I was joking with a friend the other night that writing book chapters is like having children. You have a speck of an idea, you work to nurture it, feed it the right foods, music and thoughts, allow it to gestate until it ripens and then, fingers crossed, have a speedy delivery. The sleepless nights that follow and the days you then stumble through trying to stay human are also remarkably similar. 🙂
Mostly, though, I think the similarity lies in the uncertainty of the process, you don’t know whether things will always turn out the way you envision but you give it your best effort anyway. I daresay once the child-chapter is delivered the same anxieties, joys and hopes that one holds for every child applies too.

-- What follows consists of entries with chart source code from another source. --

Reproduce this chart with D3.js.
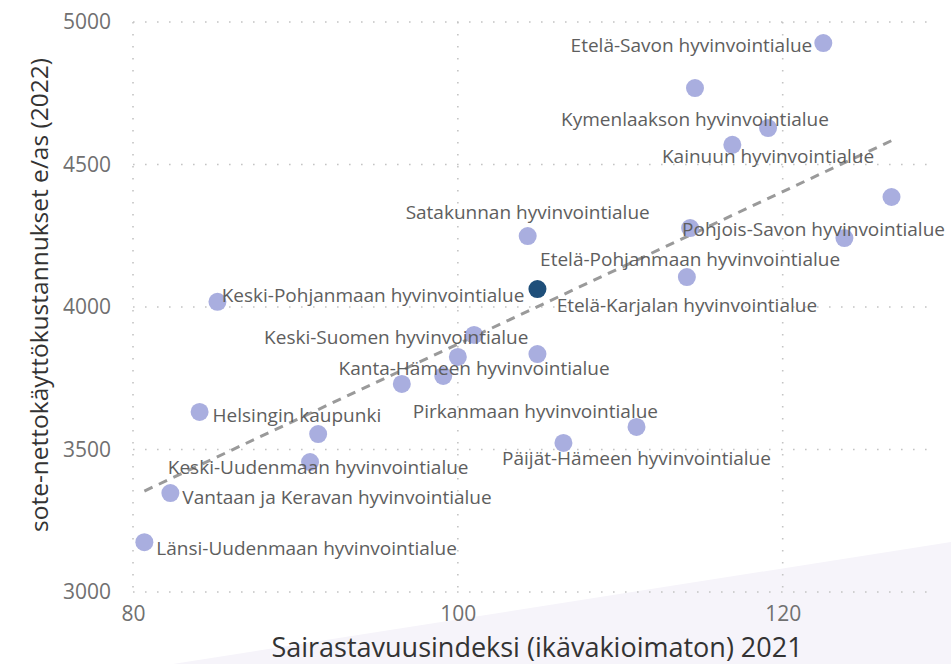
<!DOCTYPE html>
<html>
<head>
<meta charset="utf-8">
<script src="https://cdnjs.cloudflare.com/ajax/libs/d3/7.8.5/d3.min.js"></script>
<style>
body { margin: 0; background: #fff; }
text { font-family: "Open Sans", "Noto Sans", sans-serif; }
</style>
</head>
<body>
<div id="chart"></div>
<script>
let width = 951;
let height = 664;

// data: region names ("" = no label shown), sickness index 2021, cost per capita 2022
let regions = [
	"Etelä-Savon hyvinvointialue", "Kymenlaakson hyvinvointialue", "Kainuun hyvinvointialue", "",
	"Pohjois-Savon hyvinvointialue", "Etelä-Pohjanmaan hyvinvointialue", "", "Satakunnan hyvinvointialue",
	"Etelä-Karjalan hyvinvointialue", "Keski-Pohjanmaan hyvinvointialue", "", "Kanta-Hämeen hyvinvointialue",
	"", "Keski-Suomen hyvinvointialue", "", "Pirkanmaan hyvinvointialue",
	"Helsingin kaupunki", "Keski-Uudenmaan hyvinvointialue", "Päijät-Hämeen hyvinvointialue", "",
	"", "Vantaan ja Keravan hyvinvointialue", "Länsi-Uudenmaan hyvinvointialue"
];
let sickIndex = [
	122.5, 114.6, 119.1, 116.9,
	126.7, 114.3, 123.8, 104.3,
	114.1, 104.9, 85.2, 101.0,
	100.0, 104.9, 99.1, 96.55,
	84.1, 91.4, 111.0, 106.5,
	90.9, 82.3, 80.7
];
let costPerCapita = [
	4926, 4768, 4628, 4569,
	4386, 4277, 4242, 4249,
	4105, 4063, 4018, 3902,
	3825, 3835, 3758, 3730,
	3632, 3554, 3579, 3523,
	3456, 3347, 3175
];
let highlighted = "Keski-Pohjanmaan hyvinvointialue";
let xTicks = [80, 100, 120];
let yTicks = [3000, 3500, 4000, 4500, 5000];

// where each label sits relative to its dot
let labelPlace = {
	"Etelä-Savon hyvinvointialue": { anchor: "end", dx: -11, dy: 2 },
	"Kymenlaakson hyvinvointialue": { anchor: "middle", dx: 0, dy: 31 },
	"Kainuun hyvinvointialue": { anchor: "middle", dx: 0, dy: 28 },
	"Pohjois-Savon hyvinvointialue": { anchor: "middle", dx: 0, dy: 32 },
	"Etelä-Pohjanmaan hyvinvointialue": { anchor: "middle", dx: 0, dy: 31 },
	"Satakunnan hyvinvointialue": { anchor: "middle", dx: 0, dy: -24 },
	"Etelä-Karjalan hyvinvointialue": { anchor: "middle", dx: 0, dy: 28 },
	"Keski-Pohjanmaan hyvinvointialue": { anchor: "end", dx: -13, dy: 6 },
	"Kanta-Hämeen hyvinvointialue": { anchor: "middle", dx: 0, dy: 33 },
	"Keski-Suomen hyvinvointialue": { anchor: "end", dx: -9, dy: -17 },
	"Pirkanmaan hyvinvointialue": { anchor: "start", dx: 11, dy: 27 },
	"Helsingin kaupunki": { anchor: "start", dx: 13, dy: 3 },
	"Keski-Uudenmaan hyvinvointialue": { anchor: "middle", dx: 0, dy: 33 },
	"Päijät-Hämeen hyvinvointialue": { anchor: "middle", dx: 0, dy: 31 },
	"Vantaan ja Keravan hyvinvointialue": { anchor: "start", dx: 12, dy: 4 },
	"Länsi-Uudenmaan hyvinvointialue": { anchor: "start", dx: 12, dy: 6 }
};

let margin = { top: 22, right: 14, bottom: 72, left: 133 };

let svg = d3.select("#chart").append("svg")
	.attr("width", width)
	.attr("height", height);

// faint background shape in the lower right corner
svg.append("path")
	.attr("d", "M173," + height + "L" + width + ",542L" + width + "," + height + "Z")
	.style("fill", "#f6f4fa");

let x = d3.scaleLinear()
	.domain([80, 129.5])
	.range([margin.left, width - margin.right]);
let y = d3.scaleLinear()
	.domain([3000, 5000])
	.range([height - margin.bottom, margin.top]);

// dotted grid
let grid = svg.append("g").attr("class", "grid");
grid.selectAll("line.h").data(yTicks).enter().append("line")
	.attr("x1", margin.left).attr("x2", width - margin.right)
	.attr("y1", d => y(d)).attr("y2", d => y(d))
	.style("stroke", "#c4c4c4").style("stroke-width", 1.6)
	.style("stroke-dasharray", "1.6,10.4");
grid.selectAll("line.v").data(xTicks).enter().append("line")
	.attr("x1", d => x(d)).attr("x2", d => x(d))
	.attr("y1", margin.top).attr("y2", height - margin.bottom)
	.style("stroke", "#c4c4c4").style("stroke-width", 1.6)
	.style("stroke-dasharray", "1.6,10.4");

// axes, lines hidden, only the labels
let xAxis = svg.append("g")
	.attr("transform", "translate(0," + (height - margin.bottom) + ")")
	.call(d3.axisBottom(x).tickValues(xTicks).tickSize(0).tickPadding(14));
let yAxis = svg.append("g")
	.attr("transform", "translate(" + margin.left + ",0)")
	.call(d3.axisLeft(y).tickValues(yTicks).tickSize(0).tickPadding(22).tickFormat(d3.format("d")));
[xAxis, yAxis].forEach(function(a){
	a.select(".domain").remove();
	a.selectAll("text")
		.style("font-family", "'Open Sans', sans-serif")
		.style("font-size", "21px")
		.style("fill", "#707070");
});

svg.append("text")
	.attr("transform", "translate(38,295) rotate(-90)")
	.attr("text-anchor", "middle")
	.attr("dominant-baseline", "central")
	.style("font-size", "24.5px")
	.style("fill", "#333")
	.text("sote-nettokäyttökustannukset e/as (2022)");

svg.append("text")
	.attr("x", 537)
	.attr("y", 657)
	.attr("text-anchor", "middle")
	.style("font-size", "27px")
	.style("fill", "#333")
	.text("Sairastavuusindeksi (ikävakioimaton) 2021");

let points = regions.map(function(name, i){
	return { name: name, sx: sickIndex[i], cost: costPerCapita[i] };
});

// least squares trend line over the data
let mx = d3.mean(points, d => d.sx);
let my = d3.mean(points, d => d.cost);
let sxy = d3.sum(points, d => (d.sx - mx) * (d.cost - my));
let sxx = d3.sum(points, d => (d.sx - mx) * (d.sx - mx));
let slope = sxy / sxx;
let icpt = my - slope * mx;
let xExt = d3.extent(points, d => d.sx);

svg.append("line")
	.attr("x1", x(xExt[0])).attr("y1", y(icpt + slope * xExt[0]))
	.attr("x2", x(xExt[1])).attr("y2", y(icpt + slope * xExt[1]))
	.style("stroke", "#9a9a9a")
	.style("stroke-width", 3)
	.style("stroke-dasharray", "9,7");

svg.append("g").selectAll("circle")
	.data(points)
	.enter().append("circle")
	.attr("cx", d => x(d.sx))
	.attr("cy", d => y(d.cost))
	.attr("r", 9)
	.style("fill", d => d.name == highlighted ? "#1f4f7a" : "#a9aedf");

let plotRight = width - 6;
svg.append("g").selectAll("text")
	.data(points.filter(d => d.name != ""))
	.enter().append("text")
	.attr("x", d => x(d.sx) + labelPlace[d.name].dx)
	.attr("y", d => y(d.cost) + labelPlace[d.name].dy)
	.attr("text-anchor", d => labelPlace[d.name].anchor)
	.attr("dominant-baseline", "central")
	.style("font-size", "19px")
	.style("fill", "#5e5e5e")
	.text(d => d.name)
	.each(function(){
		// keep labels inside the plot on the right
		let b = this.getBBox();
		if (b.x + b.width > plotRight) {
			d3.select(this).attr("x", +d3.select(this).attr("x") - (b.x + b.width - plotRight));
		}
	});
</script>
</body>
</html>
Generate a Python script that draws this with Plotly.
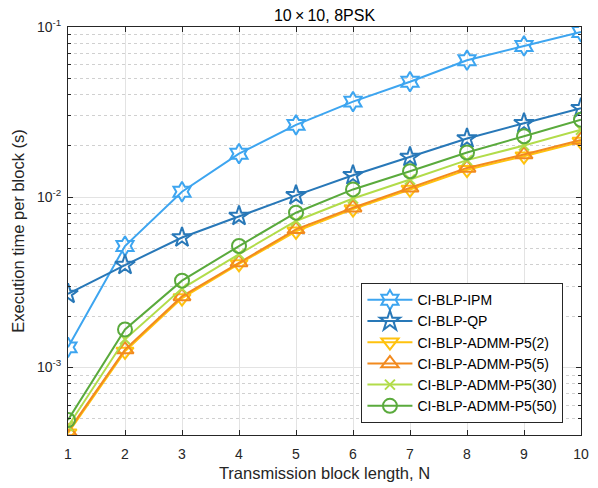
import plotly.graph_objects as go

# Transmission block length
block_len = [1, 2, 3, 4, 5, 6, 7, 8, 9, 10]

# Execution time per block (s)
t_ipm = [1.31e-3, 5.16e-3, 1.076e-2, 1.80e-2, 2.66e-2, 3.64e-2, 4.77e-2, 6.38e-2, 7.74e-2, 9.35e-2]
t_qp = [2.70e-3, 3.99e-3, 5.79e-3, 7.74e-3, 1.025e-2, 1.345e-2, 1.72e-2, 2.21e-2, 2.72e-2, 3.33e-2]
t_admm2 = [4.10e-4, 1.24e-3, 2.55e-3, 4.05e-3, 6.30e-3, 8.50e-3, 1.11e-2, 1.45e-2, 1.74e-2, 2.12e-2]
t_admm5 = [4.19e-4, 1.27e-3, 2.61e-3, 4.13e-3, 6.47e-3, 8.67e-3, 1.135e-2, 1.485e-2, 1.78e-2, 2.17e-2]
t_admm30 = [4.50e-4, 1.46e-3, 2.90e-3, 4.62e-3, 7.24e-3, 9.81e-3, 1.27e-2, 1.65e-2, 2.01e-2, 2.49e-2]
t_admm50 = [4.90e-4, 1.67e-3, 3.23e-3, 5.16e-3, 8.10e-3, 1.11e-2, 1.42e-2, 1.83e-2, 2.28e-2, 2.85e-2]

series = [
    ("CI-BLP-IPM", t_ipm, "#3DA5F0", "hexagram-open", 15),
    ("CI-BLP-QP", t_qp, "#2878B8", "star-open", 15),
    ("CI-BLP-ADMM-P5(2)", t_admm2, "#FFC20E", "triangle-down-open", 15),
    ("CI-BLP-ADMM-P5(5)", t_admm5, "#F28A1E", "triangle-up-open", 15),
    ("CI-BLP-ADMM-P5(30)", t_admm30, "#B2DC4A", "x-thin-open", 10),
    ("CI-BLP-ADMM-P5(50)", t_admm50, "#5AAA3C", "circle-open", 14),
]

fig = go.Figure()
for name, vals, color, symbol, size in series:
    fig.add_trace(go.Scatter(
        x=block_len, y=vals, name=name, mode="lines+markers",
        line=dict(color=color, width=2),
        marker=dict(symbol=symbol, size=size, color=color,
                    line=dict(color=color, width=2)),
    ))

minor_vals = [k * 10.0 ** e for e in (-4, -3, -2) for k in range(2, 10)]
base_font = dict(family="Liberation Sans, Arial, sans-serif", size=14, color="#262626")

fig.update_layout(
    width=598, height=488,
    margin=dict(l=68, r=9, t=27, b=50),
    paper_bgcolor="white", plot_bgcolor="white",
    font=base_font,
    title=dict(text="10\u2009×\u200910, 8PSK", x=0.5, xanchor="center",
               xref="paper", y=1 - 15.5 / 488, yanchor="middle",
               font=dict(size=16, color="#000000")),
    xaxis=dict(
        range=[1, 10], tickvals=block_len, ticks="inside", ticklen=5,
        tickcolor="#262626", showline=True, linecolor="#262626", linewidth=1,
        mirror="allticks", showgrid=True, gridcolor="#E3E3E3", gridwidth=1,
        zeroline=False, ticklabelstandoff=6,
        title=dict(text="Transmission block length, N", font=dict(size=16.5), standoff=6),
    ),
    yaxis=dict(
        type="log", range=[-3.398, -1],
        tickvals=[1e-3, 1e-2, 1e-1],
        ticktext=["10<sup>-3</sup>", "10<sup>-2</sup>", "10<sup>-1</sup>"],
        ticks="inside", ticklen=5, tickcolor="#262626",
        showline=True, linecolor="#262626", linewidth=1, mirror="allticks",
        showgrid=True, gridcolor="#E3E3E3", gridwidth=1, zeroline=False,
        ticklabelstandoff=3,
        minor=dict(tickvals=minor_vals, ticks="inside", ticklen=3,
                   tickcolor="#262626", showgrid=True, gridcolor="#D0D0D0",
                   griddash="dot", gridwidth=1),
        title=dict(text="Execution time per block (s)", font=dict(size=16.5), standoff=8),
    ),
    legend=dict(
        x=0.572, y=0.372, xanchor="left", yanchor="top",
        bgcolor="white", bordercolor="#262626", borderwidth=1,
        font=dict(size=14, color="#000000"), itemwidth=45,
        tracegroupgap=0,
    ),
)

fig.write_html("out.html")
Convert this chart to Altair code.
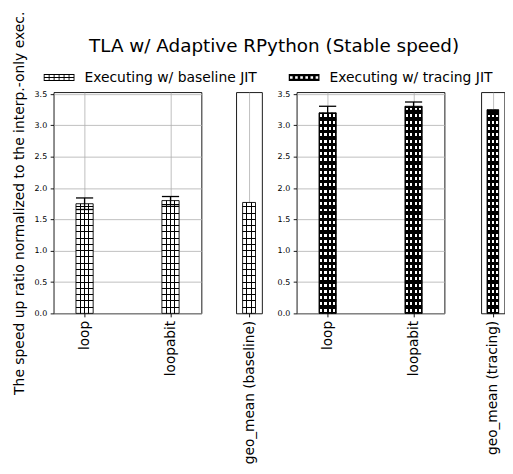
import json
import altair as alt
import pandas as pd

# ---------------- data ----------------
benchmarks = ["loop", "loopabit"]
baseline_speedup = [1.75, 1.80]
baseline_err = [0.092, 0.065]
tracing_speedup = [3.20, 3.305]
tracing_err = [0.105, 0.068]
geo_baseline_label = ["geo_mean (baseline)"]
geo_baseline_value = [1.77]
geo_tracing_label = ["geo_mean (tracing)"]
geo_tracing_value = [3.25]
series_names = ["Executing w/ baseline JIT", "Executing w/ tracing JIT"]
y_ticks = [0.0, 0.5, 1.0, 1.5, 2.0, 2.5, 3.0, 3.5]

TITLE = "TLA w/ Adaptive RPython (Stable speed)"
Y_TITLE = "The speed up ratio normalized to the interp.-only exec."
FONT = "DejaVu Sans"

# ---------------- layout / style ----------------
Y_MAX = 3.53
PANEL_H = 223
WIDE_W = 149
NARROW_W = 26
WIDE_DOMAIN = [-0.36, 1.36]
NARROW_DOMAIN = [-0.2, 0.2]
HALF_BAR = 0.1
PX_PER_UNIT = PANEL_H / Y_MAX
HATCH_STEP = 0.1
CLEAR = "rgba(0,0,0,0)"


def band_gradient(centers, half, base, ink, along_x):
    stops = [alt.GradientStop(offset=0, color=base)]
    for c in centers:
        lo = round(max(0.0, c - half), 4)
        hi = round(min(1.0, c + half), 4)
        stops += [
            alt.GradientStop(offset=lo, color=base),
            alt.GradientStop(offset=lo, color=ink),
            alt.GradientStop(offset=hi, color=ink),
            alt.GradientStop(offset=hi, color=base),
        ]
    stops.append(alt.GradientStop(offset=1, color=base))
    if along_x:
        return alt.LinearGradient(gradient="linear", stops=stops, x1=0, x2=1, y1=0, y2=0)
    return alt.LinearGradient(gradient="linear", stops=stops, x1=0, x2=0, y1=1, y2=0)


def column_gradient(kind, bar_px):
    n = max(2, round(bar_px / 4.4))
    if kind == "baseline":
        return band_gradient([k / n for k in range(1, n)], 0.5 / bar_px, "white", "black", True)
    return band_gradient([(k + 0.5) / n for k in range(n)], 1.1 / bar_px, "black", "white", True)


def row_gradient(kind, value):
    h_px = value * PX_PER_UNIT
    if kind == "baseline":
        rows = int(value / HATCH_STEP - 1e-6)
        centers = [k * HATCH_STEP / value for k in range(1, rows + 1)]
        return band_gradient(centers, 0.5 / h_px, CLEAR, "black", False)
    rows = int(value / HATCH_STEP)
    centers = [(k + 0.5) * HATCH_STEP / value for k in range(rows)]
    return band_gradient(centers, 1.5 / h_px, "black", CLEAR, False)


def symbol_path(kind):
    r = 15.5
    hw, hh, t = 15.5, 3.5, 0.9

    def f(v):
        return f"{v / r:.4f}"

    parts = [f"M{f(-hw)},{f(-hh)}H{f(hw)}V{f(hh)}H{f(-hw)}Z"]
    holes = []
    if kind == "baseline":
        cols, rows = 6, 2
        cw = (2 * hw - (cols + 1) * t) / cols
        ch = (2 * hh - (rows + 1) * t) / rows
        for i in range(cols):
            for j in range(rows):
                x0 = -hw + t + i * (cw + t)
                y0 = -hh + t + j * (ch + t)
                holes.append((x0, y0, x0 + cw, y0 + ch))
    else:
        n, s = 6, 2.6
        for i in range(n):
            cx = -hw + (i + 0.5) * (2 * hw / n)
            holes.append((cx - s / 2, -s / 2, cx + s / 2, s / 2))
    for x0, y0, x1, y1 in holes:
        parts.append(f"M{f(x0)},{f(y0)}V{f(y1)}H{f(x1)}V{f(y0)}Z")
    return "".join(parts)


def build_panel(names, values, errs, kind, width, domain, y_extent, y_mode, extra=None):
    df = pd.DataFrame({"name": names, "idx": list(range(len(names))), "value": values})
    if errs is not None:
        df["err"] = errs
    xscale = alt.Scale(domain=domain, nice=False, zero=False)
    xaxis = alt.Axis(
        values=list(range(len(names))),
        labelExpr=f"{json.dumps(names)}[datum.value]",
        labelAngle=270, title=None, grid=True, domain=False,
        labelFontSize=13.8, tickSize=3.5, labelPadding=3.5,
    )
    yscale = alt.Scale(domain=[0, Y_MAX], nice=False, zero=True)
    if y_mode == "first":
        yaxis = alt.Axis(values=y_ticks, format=".1f", grid=True, title=Y_TITLE,
                         labelFontSize=8, tickSize=3.5, labelPadding=3.5, domain=False,
                         titleFontSize=14.0, titlePadding=7,
                         minExtent=y_extent, maxExtent=y_extent)
    elif y_mode == "second":
        yaxis = alt.Axis(values=y_ticks, format=".1f", grid=True, title=None,
                         labelFontSize=8, tickSize=3.5, labelPadding=3.5, domain=False,
                         minExtent=y_extent, maxExtent=y_extent)
    else:
        yaxis = alt.Axis(values=y_ticks, labels=True, labelOpacity=0, ticks=False, grid=False,
                         domain=False, title=None, labelFontSize=8,
                         minExtent=y_extent, maxExtent=y_extent)

    bar_px = 2 * HALF_BAR * width / (domain[1] - domain[0])
    base = alt.Chart(df).transform_calculate(
        x0=f"datum.idx - {HALF_BAR}", x1=f"datum.idx + {HALF_BAR}"
    )

    def enc():
        return dict(
            x=alt.X("x0:Q", scale=xscale, axis=xaxis),
            x2=alt.X2("x1:Q"),
            y=alt.Y("value:Q", scale=yscale, axis=yaxis),
            y2=alt.datum(0),
        )

    layers = [base.mark_bar(fill=column_gradient(kind, bar_px), strokeWidth=0).encode(**enc())]
    for i, v in enumerate(values):
        layers.append(
            base.transform_filter(f"datum.idx == {i}")
            .mark_bar(fill=row_gradient(kind, v), stroke="black", strokeWidth=0.9)
            .encode(**enc())
        )
    if errs is not None:
        eb = base.transform_calculate(lo="datum.value - datum.err", hi="datum.value + datum.err")
        layers.append(
            eb.mark_rule(color="black", strokeWidth=1.3).encode(
                x=alt.X("idx:Q", scale=xscale, axis=xaxis),
                y=alt.Y("lo:Q", scale=yscale, axis=yaxis),
                y2=alt.Y2("hi:Q"),
            )
        )
        for f in ["lo", "hi"]:
            layers.append(
                eb.mark_rule(color="black", strokeWidth=1.3).encode(
                    x=alt.X("x0:Q", scale=xscale, axis=xaxis),
                    x2=alt.X2("x1:Q"),
                    y=alt.Y(f"{f}:Q", scale=yscale, axis=yaxis),
                )
            )
    if extra is not None:
        layers.append(extra)
    return alt.layer(*layers).properties(width=width, height=PANEL_H)


legend_df = pd.DataFrame({"series": series_names})
legend_layer = (
    alt.Chart(legend_df)
    .transform_filter("false")
    .mark_point(filled=True, opacity=1, color="black", strokeWidth=0)
    .encode(
        shape=alt.Shape(
            "series:N",
            scale=alt.Scale(domain=series_names,
                            range=[symbol_path("baseline"), symbol_path("tracing")]),
            legend=alt.Legend(
                orient="none", legendX=-10, legendY=-30.5, direction="horizontal",
                title=None, labelFont=FONT, labelFontSize=14, labelColor="black",
                labelLimit=400,
                symbolSize=961, symbolStrokeWidth=0, symbolFillColor="black",
                symbolOpacity=1, columnPadding=32, labelOffset=10, padding=0,
            ),
        )
    )
)

p1 = build_panel(benchmarks, baseline_speedup, baseline_err, "baseline", WIDE_W, WIDE_DOMAIN,
                 20, "first", extra=legend_layer)
p2 = build_panel(geo_baseline_label, geo_baseline_value, None, "baseline", NARROW_W,
                 NARROW_DOMAIN, 33.5, "blank")
p3 = build_panel(benchmarks, tracing_speedup, tracing_err, "tracing", WIDE_W, WIDE_DOMAIN,
                 33, "second")
p4 = build_panel(geo_tracing_label, geo_tracing_value, None, "tracing", 23.5,
                 NARROW_DOMAIN, 35.5, "blank")

chart = (
    alt.hconcat(p1, p2, p3, p4, spacing=0)
    .resolve_scale(x="independent", y="independent")
    .properties(
        title=alt.TitleParams(TITLE, fontSize=18.5, font=FONT, fontWeight="normal",
                              anchor="middle", color="black", offset=-45.5, dx=15.5),
        padding={"left": 4, "top": 0, "right": 0, "bottom": 0},
        background="white",
    )
    .configure_view(stroke="black", strokeWidth=0.9)
    .configure_axis(
        labelFont=FONT, titleFont=FONT, labelColor="black", titleColor="black",
        tickColor="black", gridColor="#b0b0b0", gridWidth=0.8, titleFontWeight="normal",
        tickWidth=0.9,
    )
)

chart.save("out.html", embed_options={"renderer": "svg", "actions": False})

I have another 3 chapters and a conclusion to complete before my family of chapters is complete. Meanwhile, my one and only offspring has just turned 18 and is taking flight with not a care in the world it seems. I won’t bore anyone with reminisces of what a cute baby she was but watching her grab life by the throat, clubbing, swimming, movies, university life, friends, relationships, sexuality and no doubt, in time, breakups, I can see she has turned out well. Of course I am not the only one who’s been part of her upbringing but if it is not tempting the gods to say so, I think she’s a great young woman and her mother is proud of her.
Now, if I can only do as well producing this book as I have with her.